As the only city in the world that straddles two continents, Istanbul has played a central role in much of European and Asian history. Originally founded as Byzantium around 660 B.C., it was renamed New Rome by Constantine the Great, but quickly became known as Constantinople; the name Istanbul was proclaimed by Sultan Mehmed II in 1453. Even though the city’s various incarnations have served as the capital of Rome and the Ottoman Empire, Ankara is the Turkish capital today. Located in the Marmara region of Turkey, which borders Greece, Bulgaria, and the Black and Aegean Seas, the city experiences hot and humid summer months, making spring and fall more desirable times to visit. Despite its southerly maritime location, snow is not uncommon.
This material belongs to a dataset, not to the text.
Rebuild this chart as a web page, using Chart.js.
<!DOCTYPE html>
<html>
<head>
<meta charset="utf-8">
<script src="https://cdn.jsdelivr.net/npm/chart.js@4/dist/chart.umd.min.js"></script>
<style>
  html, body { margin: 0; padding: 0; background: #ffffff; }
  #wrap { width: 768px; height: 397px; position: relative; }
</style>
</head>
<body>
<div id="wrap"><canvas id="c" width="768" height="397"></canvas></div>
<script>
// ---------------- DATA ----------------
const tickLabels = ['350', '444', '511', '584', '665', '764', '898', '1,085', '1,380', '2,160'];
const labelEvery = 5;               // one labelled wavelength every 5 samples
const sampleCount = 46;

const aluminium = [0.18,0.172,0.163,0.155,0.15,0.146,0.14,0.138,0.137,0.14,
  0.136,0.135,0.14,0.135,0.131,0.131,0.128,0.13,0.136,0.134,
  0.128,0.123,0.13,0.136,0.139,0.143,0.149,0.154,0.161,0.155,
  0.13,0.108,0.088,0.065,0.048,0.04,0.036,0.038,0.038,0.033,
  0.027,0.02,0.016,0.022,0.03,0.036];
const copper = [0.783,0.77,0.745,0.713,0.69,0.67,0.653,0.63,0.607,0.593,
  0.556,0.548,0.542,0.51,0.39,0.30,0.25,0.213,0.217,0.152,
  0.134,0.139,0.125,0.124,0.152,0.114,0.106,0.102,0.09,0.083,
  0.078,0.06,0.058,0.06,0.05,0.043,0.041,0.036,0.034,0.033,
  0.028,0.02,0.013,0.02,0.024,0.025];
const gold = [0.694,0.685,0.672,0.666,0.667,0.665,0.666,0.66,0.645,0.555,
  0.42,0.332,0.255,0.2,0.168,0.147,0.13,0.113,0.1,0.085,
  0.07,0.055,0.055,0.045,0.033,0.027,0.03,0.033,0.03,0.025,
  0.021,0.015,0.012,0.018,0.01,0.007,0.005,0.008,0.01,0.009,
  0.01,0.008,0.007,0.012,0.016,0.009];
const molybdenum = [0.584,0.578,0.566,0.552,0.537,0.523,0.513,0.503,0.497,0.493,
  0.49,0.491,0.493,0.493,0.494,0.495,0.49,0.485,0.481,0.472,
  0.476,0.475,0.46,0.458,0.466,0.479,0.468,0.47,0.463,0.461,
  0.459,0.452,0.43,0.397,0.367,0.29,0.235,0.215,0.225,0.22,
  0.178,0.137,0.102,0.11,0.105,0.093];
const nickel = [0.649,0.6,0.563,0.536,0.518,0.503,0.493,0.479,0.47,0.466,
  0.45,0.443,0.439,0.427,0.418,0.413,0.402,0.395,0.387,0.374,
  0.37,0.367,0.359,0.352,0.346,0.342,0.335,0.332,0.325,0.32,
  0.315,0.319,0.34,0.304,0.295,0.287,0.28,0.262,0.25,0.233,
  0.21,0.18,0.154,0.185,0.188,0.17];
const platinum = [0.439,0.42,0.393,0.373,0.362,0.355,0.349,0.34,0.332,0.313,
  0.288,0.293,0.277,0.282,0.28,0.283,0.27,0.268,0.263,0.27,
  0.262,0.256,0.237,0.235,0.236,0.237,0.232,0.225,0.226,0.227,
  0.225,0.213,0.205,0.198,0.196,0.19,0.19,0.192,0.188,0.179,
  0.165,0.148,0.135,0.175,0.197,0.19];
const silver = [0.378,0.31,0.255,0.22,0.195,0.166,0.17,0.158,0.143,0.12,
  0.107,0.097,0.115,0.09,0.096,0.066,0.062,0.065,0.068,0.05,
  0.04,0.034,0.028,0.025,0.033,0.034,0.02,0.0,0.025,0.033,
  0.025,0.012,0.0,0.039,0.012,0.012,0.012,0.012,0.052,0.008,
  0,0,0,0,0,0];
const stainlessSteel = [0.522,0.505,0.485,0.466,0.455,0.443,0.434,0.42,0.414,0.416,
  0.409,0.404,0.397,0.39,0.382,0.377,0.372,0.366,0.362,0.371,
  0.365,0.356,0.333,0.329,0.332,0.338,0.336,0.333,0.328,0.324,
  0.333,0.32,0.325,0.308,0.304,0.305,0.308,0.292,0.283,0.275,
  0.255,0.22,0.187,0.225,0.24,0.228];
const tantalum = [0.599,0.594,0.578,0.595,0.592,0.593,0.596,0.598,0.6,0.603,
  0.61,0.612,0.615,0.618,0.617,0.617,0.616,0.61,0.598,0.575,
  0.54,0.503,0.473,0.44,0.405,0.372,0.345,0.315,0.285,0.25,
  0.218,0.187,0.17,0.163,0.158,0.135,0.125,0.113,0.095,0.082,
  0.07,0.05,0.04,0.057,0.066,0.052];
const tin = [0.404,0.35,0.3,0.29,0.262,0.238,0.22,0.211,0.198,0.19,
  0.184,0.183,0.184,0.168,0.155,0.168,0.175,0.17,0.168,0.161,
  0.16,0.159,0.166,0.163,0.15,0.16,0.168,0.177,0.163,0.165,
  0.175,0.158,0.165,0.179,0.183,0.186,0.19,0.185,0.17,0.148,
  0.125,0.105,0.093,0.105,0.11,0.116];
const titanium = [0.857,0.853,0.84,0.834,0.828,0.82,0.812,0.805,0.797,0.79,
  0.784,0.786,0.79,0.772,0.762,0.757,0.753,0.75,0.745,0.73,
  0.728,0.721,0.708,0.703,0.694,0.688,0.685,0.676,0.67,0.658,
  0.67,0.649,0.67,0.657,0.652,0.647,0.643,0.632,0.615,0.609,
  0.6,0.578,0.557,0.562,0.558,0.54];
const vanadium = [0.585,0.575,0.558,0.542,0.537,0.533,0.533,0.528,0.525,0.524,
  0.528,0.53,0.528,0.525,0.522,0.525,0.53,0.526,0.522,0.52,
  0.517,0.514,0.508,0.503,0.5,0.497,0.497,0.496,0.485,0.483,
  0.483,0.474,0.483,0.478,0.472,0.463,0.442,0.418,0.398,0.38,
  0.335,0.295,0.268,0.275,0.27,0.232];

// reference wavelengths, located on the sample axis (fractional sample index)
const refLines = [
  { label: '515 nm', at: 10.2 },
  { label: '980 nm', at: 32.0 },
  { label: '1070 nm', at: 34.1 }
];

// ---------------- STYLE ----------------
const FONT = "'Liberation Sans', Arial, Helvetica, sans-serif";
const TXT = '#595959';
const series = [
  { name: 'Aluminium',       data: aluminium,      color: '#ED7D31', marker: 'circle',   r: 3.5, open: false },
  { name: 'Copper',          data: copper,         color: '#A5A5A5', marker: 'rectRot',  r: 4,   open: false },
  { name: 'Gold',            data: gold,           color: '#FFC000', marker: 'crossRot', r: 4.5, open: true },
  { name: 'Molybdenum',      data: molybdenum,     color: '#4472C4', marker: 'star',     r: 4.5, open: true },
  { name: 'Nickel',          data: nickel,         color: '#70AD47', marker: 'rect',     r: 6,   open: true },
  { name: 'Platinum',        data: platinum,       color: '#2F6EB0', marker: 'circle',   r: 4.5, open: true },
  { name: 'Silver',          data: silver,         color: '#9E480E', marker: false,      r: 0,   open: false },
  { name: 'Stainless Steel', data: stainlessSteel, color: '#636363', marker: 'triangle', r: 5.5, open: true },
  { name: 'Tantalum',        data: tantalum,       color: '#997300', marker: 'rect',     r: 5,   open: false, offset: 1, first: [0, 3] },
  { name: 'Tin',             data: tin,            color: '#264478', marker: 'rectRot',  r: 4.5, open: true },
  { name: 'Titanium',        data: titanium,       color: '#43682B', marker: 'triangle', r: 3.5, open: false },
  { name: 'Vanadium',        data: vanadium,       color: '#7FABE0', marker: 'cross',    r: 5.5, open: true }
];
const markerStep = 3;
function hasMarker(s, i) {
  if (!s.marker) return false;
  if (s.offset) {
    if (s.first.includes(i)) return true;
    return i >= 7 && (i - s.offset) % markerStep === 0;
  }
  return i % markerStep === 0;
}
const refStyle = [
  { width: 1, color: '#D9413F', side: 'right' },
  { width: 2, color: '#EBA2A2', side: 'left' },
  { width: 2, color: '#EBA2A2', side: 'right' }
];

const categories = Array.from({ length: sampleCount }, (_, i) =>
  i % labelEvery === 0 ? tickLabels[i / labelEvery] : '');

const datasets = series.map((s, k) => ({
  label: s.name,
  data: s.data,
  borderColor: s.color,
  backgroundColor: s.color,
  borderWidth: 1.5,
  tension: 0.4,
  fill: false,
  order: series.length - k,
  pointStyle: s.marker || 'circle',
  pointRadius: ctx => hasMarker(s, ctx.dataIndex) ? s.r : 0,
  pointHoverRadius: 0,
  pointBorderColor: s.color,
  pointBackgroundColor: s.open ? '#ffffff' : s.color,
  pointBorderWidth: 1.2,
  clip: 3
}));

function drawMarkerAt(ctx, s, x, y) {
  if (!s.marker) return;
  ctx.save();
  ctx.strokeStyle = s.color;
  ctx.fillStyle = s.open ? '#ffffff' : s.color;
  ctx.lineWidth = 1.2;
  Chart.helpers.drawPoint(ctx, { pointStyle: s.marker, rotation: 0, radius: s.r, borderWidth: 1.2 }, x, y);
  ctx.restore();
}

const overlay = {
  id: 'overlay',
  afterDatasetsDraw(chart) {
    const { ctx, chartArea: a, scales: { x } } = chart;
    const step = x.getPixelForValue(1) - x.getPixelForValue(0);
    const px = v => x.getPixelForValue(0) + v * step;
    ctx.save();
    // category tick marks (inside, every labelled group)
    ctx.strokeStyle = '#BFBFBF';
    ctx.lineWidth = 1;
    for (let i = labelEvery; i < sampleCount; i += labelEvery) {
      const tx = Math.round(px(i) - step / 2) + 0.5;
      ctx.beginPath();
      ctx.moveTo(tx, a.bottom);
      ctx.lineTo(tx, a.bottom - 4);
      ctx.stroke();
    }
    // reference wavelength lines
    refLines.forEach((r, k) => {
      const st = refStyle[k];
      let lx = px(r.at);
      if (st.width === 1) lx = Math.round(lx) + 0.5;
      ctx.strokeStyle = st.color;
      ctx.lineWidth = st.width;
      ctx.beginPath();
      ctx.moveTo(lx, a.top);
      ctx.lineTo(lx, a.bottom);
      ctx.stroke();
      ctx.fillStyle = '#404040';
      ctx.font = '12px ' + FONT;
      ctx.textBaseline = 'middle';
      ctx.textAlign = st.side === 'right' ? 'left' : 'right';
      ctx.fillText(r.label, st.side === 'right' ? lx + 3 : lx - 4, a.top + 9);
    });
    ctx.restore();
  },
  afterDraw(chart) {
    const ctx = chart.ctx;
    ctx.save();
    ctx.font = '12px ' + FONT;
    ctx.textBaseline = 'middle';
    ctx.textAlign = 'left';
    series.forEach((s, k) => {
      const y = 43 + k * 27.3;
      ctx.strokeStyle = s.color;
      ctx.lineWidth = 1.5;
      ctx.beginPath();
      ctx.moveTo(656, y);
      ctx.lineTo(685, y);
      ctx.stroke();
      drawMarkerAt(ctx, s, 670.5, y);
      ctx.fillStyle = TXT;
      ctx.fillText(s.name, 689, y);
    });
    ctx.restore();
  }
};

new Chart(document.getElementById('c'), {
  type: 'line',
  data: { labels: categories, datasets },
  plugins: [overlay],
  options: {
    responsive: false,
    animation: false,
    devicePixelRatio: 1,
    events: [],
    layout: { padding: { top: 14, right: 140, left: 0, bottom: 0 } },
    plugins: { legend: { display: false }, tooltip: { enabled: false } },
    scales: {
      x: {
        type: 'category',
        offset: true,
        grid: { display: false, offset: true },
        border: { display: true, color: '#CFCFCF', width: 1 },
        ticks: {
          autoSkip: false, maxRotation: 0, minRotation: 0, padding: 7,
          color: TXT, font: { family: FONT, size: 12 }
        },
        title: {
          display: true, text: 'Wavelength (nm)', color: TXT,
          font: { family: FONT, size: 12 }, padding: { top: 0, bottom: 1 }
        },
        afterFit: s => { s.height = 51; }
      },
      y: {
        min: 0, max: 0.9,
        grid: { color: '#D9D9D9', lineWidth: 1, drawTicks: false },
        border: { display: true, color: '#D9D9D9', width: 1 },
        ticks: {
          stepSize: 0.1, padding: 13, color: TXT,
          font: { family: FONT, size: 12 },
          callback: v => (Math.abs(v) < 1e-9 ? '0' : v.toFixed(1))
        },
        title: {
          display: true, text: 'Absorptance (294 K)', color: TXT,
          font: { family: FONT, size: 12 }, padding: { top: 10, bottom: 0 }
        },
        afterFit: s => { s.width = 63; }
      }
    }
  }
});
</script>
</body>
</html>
The vast majority of Istanbulites are Muslim, which accounts for the more than 3,000 mosques whose spires dot the skyline. As one of the world’s most populous cities, with more people than all of Belgium, Istanbul regularly suffers from traffic congestion, so using the relatively small—but nonetheless impressive—metro can save time and aggravation. The nargile (Turkish water pipe or hookah) does not play as an important role in society as it once did, but it’s still quite common, particularly among men. The city’s location at the crossroads of two continents has exposed Istanbul to various cuisines, although its staple dishes mainly reflect a Mediterranean influence.
Now a museum, Hagia Sophia formerly played a central role in the city’s religions, first as a Christian church and then as a mosque during Ottoman rule. The Sultan Ahmed Mosque, more commonly known the Blue Mosque, has been in use since its construction in the early 1600s. A visit to one of the remaining hamams (Turkish baths) provides a glimpse into a local lifestyle that has persisted for hundreds of years, with the Cağaloğlu Hamamı often cited as having the most impressive architecture. A visit to the Grand Bazaar is a feast for the senses, with more than 3,000 shops under one roof.
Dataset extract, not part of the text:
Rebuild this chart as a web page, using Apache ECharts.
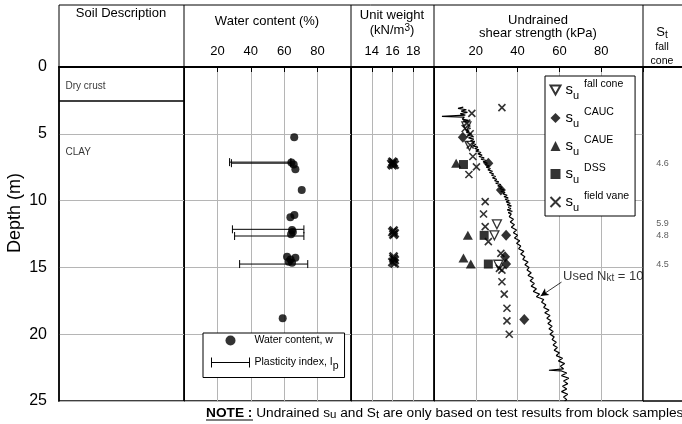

The Sultanahmet (Old City), the oldest part of the city and a UNESCO World Heritage site, contains the largest concentration of attractions, including the Hagia Sophia and Topkapi Palace, former residence of Ottoman emperors. Most of the nightlife can be found in Beyoğlu, one of the hippest neighborhoods and also the home of the Istanbul Modern, featuring the works of Turkish artists, and the Pera Palace Hotel, where the room in which Agatha Christie wrote Murder on the Orient Express is preserved as a museum. Istanbul’s location spanning the Bosporus Strait means there are plenty of maritime adventures to be had, including a visit to the serene Princes’ Islands, where horse and cart replace motorized vehicles (which are banned) as the transport of choice.